Asked about whether the paper had provided Hammond with adequate support in the face of the harassment she received following the publication of her reports – mainly online, but also allegedly including one anonymous phone call in which Hammond was personally addressed with an ugly pejorative word for “Jew” – Baim said that she had asked “everyone” involved in the dispute to engage “constructively.” Baim said that she was unaware of the phone call in which Hammond was reportedly subjected to a tirade of abusive terms, including “racist,” “Zionist,” and “transhater,” as well as the antisemitic term.

Baim added that she was the source of the original story, saying that she had alerted Hammond by text message to the news that the Jewish women had been ejected from the march – a detail that was confirmed by Churchill.

“I went with Gretchen as she tried to get a quote from the organizers, but they were not very helpful,” Churchill recalled. The main source of information, Churchill said, came from the stage at the rally, where the first speaker announced that the march was “pro-Palestine” and “anti-Zionist.”

Churchill said that this declaration was followed by a request to the assembled gathering, again broadcast from the loudspeakers on the stage.

“They asked if there were any ‘anti-Zionist, white, Jewish people’ who could come to the stage and help with something,” she said. “I figured they were going to ask someone to go up and tell the Jewish women why they needed to leave, and be very aggressively anti-Zionist.”

Churchill said that she was deeply struck by what she witnessed. “The flag with the Star of David wasn’t an Israeli flag,” she said. “They were saying that us existing as Jews made them feel unsafe, which is saying that Jews don’t belong in the LGBT community.”

After leaving the march, Churchill stayed with Hammond while she wrote her first report for the Windy City Times. She confirmed that Hammond had tried to obtain an on-the-record statement from the Dyke March Collective. This had still not arrived by 11PM on June 24, when Hammond filed her report.

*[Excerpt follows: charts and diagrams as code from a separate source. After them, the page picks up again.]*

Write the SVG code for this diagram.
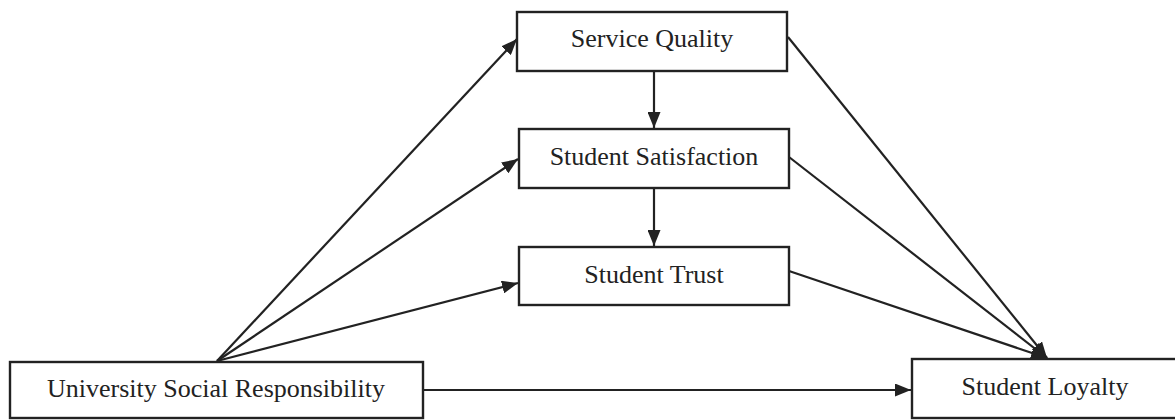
<svg xmlns="http://www.w3.org/2000/svg" width="1175" height="420" viewBox="0 0 1175 420">
  <style>
    .box { fill: #ffffff; stroke: #222222; stroke-width: 2.4; }
    .label { font-family: "Liberation Serif", "Times New Roman", serif; font-size: 26px; fill: #222222; text-anchor: middle; }
    .edge { stroke: #222222; stroke-width: 2.2; fill: none; marker-end: url(#head); }
  </style>
  <defs>
    <marker id="head" viewBox="0 0 16 13" refX="16" refY="6.5" markerWidth="16" markerHeight="13" markerUnits="userSpaceOnUse" orient="auto">
      <path d="M0,0 L16,6.5 L0,13 Z" fill="#222222"/>
    </marker>
  </defs>
  <rect width="1175" height="420" fill="#ffffff"/>

  <g id="connectors">
    <!-- from University Social Responsibility -->
    <line class="edge" x1="217" y1="361" x2="517" y2="39"/>
    <line class="edge" x1="217" y1="361" x2="518" y2="159"/>
    <line class="edge" x1="217" y1="361" x2="518" y2="283"/>
    <line class="edge" x1="423" y1="390" x2="911" y2="390"/>
    <!-- mediator chain -->
    <line class="edge" x1="654" y1="71" x2="654" y2="128"/>
    <line class="edge" x1="654" y1="188" x2="654" y2="246"/>
    <!-- into Student Loyalty -->
    <line class="edge" x1="788" y1="37" x2="1047" y2="358"/>
    <line class="edge" x1="789" y1="157" x2="1047" y2="358"/>
    <line class="edge" x1="789" y1="271" x2="1047" y2="358"/>
  </g>

  <g id="service-quality">
    <rect class="box" x="517" y="12" width="270" height="59"/>
    <text class="label" x="652" y="47">Service Quality</text>
  </g>
  <g id="student-satisfaction">
    <rect class="box" x="519" y="129" width="270" height="59"/>
    <text class="label" x="654" y="165">Student Satisfaction</text>
  </g>
  <g id="student-trust">
    <rect class="box" x="519" y="247" width="270" height="58"/>
    <text class="label" x="654" y="283">Student Trust</text>
  </g>
  <g id="university-social-responsibility">
    <rect class="box" x="10" y="362" width="413" height="56"/>
    <text class="label" x="216" y="397">University Social Responsibility</text>
  </g>
  <g id="student-loyalty">
    <rect class="box" x="912" y="359" width="275" height="59"/>
    <text class="label" x="1045" y="395">Student Loyalty</text>
  </g>
</svg>
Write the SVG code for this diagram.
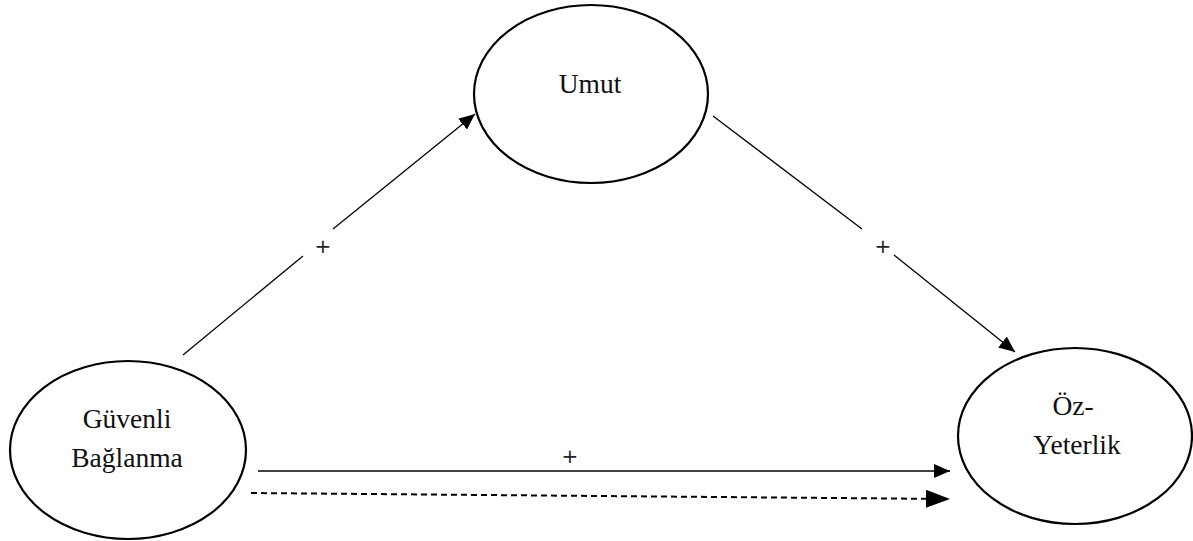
<svg xmlns="http://www.w3.org/2000/svg" width="1193" height="541" viewBox="0 0 1193 541">
<style>
.node{fill:#fff;stroke:#000;stroke-width:2.2}
.lbl{font-family:"Liberation Serif","Times New Roman",serif;font-size:27.5px;fill:#111;text-anchor:middle}
.edge{fill:none;stroke:#000;stroke-width:1.3}
.dash{fill:none;stroke:#000;stroke-width:2;stroke-dasharray:6,4}
.sign{font-family:"DejaVu Sans",sans-serif;font-size:20px;fill:#222;text-anchor:middle}
</style>
<defs>
<marker id="ah" markerUnits="userSpaceOnUse" markerWidth="18" markerHeight="14" refX="16" refY="7" orient="auto">
<path d="M0,0 L16,7 L0,14 Z" fill="#000"/>
</marker>
<marker id="ahd" markerUnits="userSpaceOnUse" markerWidth="26" markerHeight="18" refX="24" refY="9" orient="auto">
<path d="M0,0 L24,9 L0,18 Z" fill="#000"/>
</marker>
</defs>
<rect width="1193" height="541" fill="#fff"/>
<g id="connectors">
<path class="edge" d="M183,355 L303,256"/>
<path class="edge" d="M333,229 L475,114" marker-end="url(#ah)"/>
<path class="edge" d="M713,116 L862,229"/>
<path class="edge" d="M894,255 L1015,352" marker-end="url(#ah)"/>
<path class="edge" d="M258,471 L950,471" marker-end="url(#ah)"/>
<path class="dash" d="M251,493 L950,499" marker-end="url(#ahd)"/>
<text class="sign" x="323" y="253">+</text>
<text class="sign" x="883" y="253">+</text>
<text class="sign" x="570" y="463">+</text>
</g>
<g id="umut">
<ellipse class="node" cx="591" cy="94" rx="117" ry="89"/>
<text class="lbl" x="590" y="93">Umut</text>
</g>
<g id="guvenli-baglanma">
<ellipse class="node" cx="128" cy="450" rx="118" ry="89"/>
<text class="lbl" x="127" y="428">Güvenli</text>
<text class="lbl" x="127" y="467">Bağlanma</text>
</g>
<g id="oz-yeterlik">
<ellipse class="node" cx="1075" cy="436" rx="117" ry="88"/>
<text class="lbl" x="1073" y="415">Öz-</text>
<text class="lbl" x="1077" y="454">Yeterlik</text>
</g>
</svg>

Despite her efforts to make contact with the march organizers, Hammond was later slammed for her reporting by Dyke March Collective activist Alexis Martinez, who accused the Windy City Times of having “failed in its journalistic mission.”

Churchill expressed regret that Hammond was no longer writing for the paper. “Gretchen was told that she was suspended from writing from the paper, and then a few days later they informed her that she would only be doing sales,” she said. “She was one of only two or three people who wrote front page articles.”

Churchill also voiced surprise that activists involved with the march targeted Hammond with antisemitic language. “The official statement of the Dyke March organizers is that it’s an intersectional movement,” she observed. “This doesn’t seem very intersectional to me.”